What could be driving that behavior? One possibility is that Lovable is reducing the friction between “I have an idea” and “I have something I can show.” In many teams, the bottleneck isn’t creativity—it’s execution. Traditional development cycles require planning, scaffolding, and engineering time. If Lovable compresses those steps, then users can iterate more often. That leads to more projects. More projects lead to more opportunities for monetization. And if some of those projects become internal tools or customer-facing products, the platform becomes part of the user’s operating system.
There’s also a cultural shift happening across software creation. People who previously would have written scripts, built spreadsheets, or cobbled together internal tools are now using AI-assisted platforms to generate full applications. That doesn’t eliminate the need for developers, but it changes what developers do. Instead of writing everything from scratch, developers increasingly act as reviewers, architects, and integrators—guiding the system, validating outputs, and connecting generated code to existing services. If Lovable is being used to replace internal software, it likely benefits from this shift: teams can move faster while still maintaining control over critical components.
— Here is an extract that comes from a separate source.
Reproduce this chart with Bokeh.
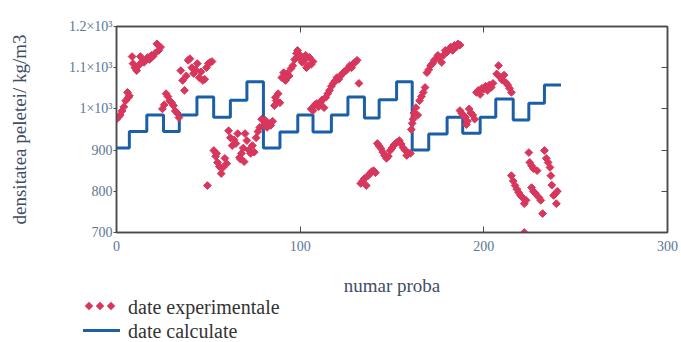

The most compelling part of Lovable’s narrative is the claim that users are replacing or augmenting internal software. Internal software replacement is a high bar. Organizations don’t replace internal systems lightly because they carry risk. They need reliability, access control, auditability, and predictable behavior. If Lovable is being used in those contexts, then the platform must offer more than raw generation. It must support the kinds of features that make internal tools viable: authentication, role-based access, data persistence, integrations, and a path to maintainability.
Even if the initial replacements are partial—augmenting existing systems rather than fully replacing them—the direction is significant. Augmentation is often the first step toward replacement.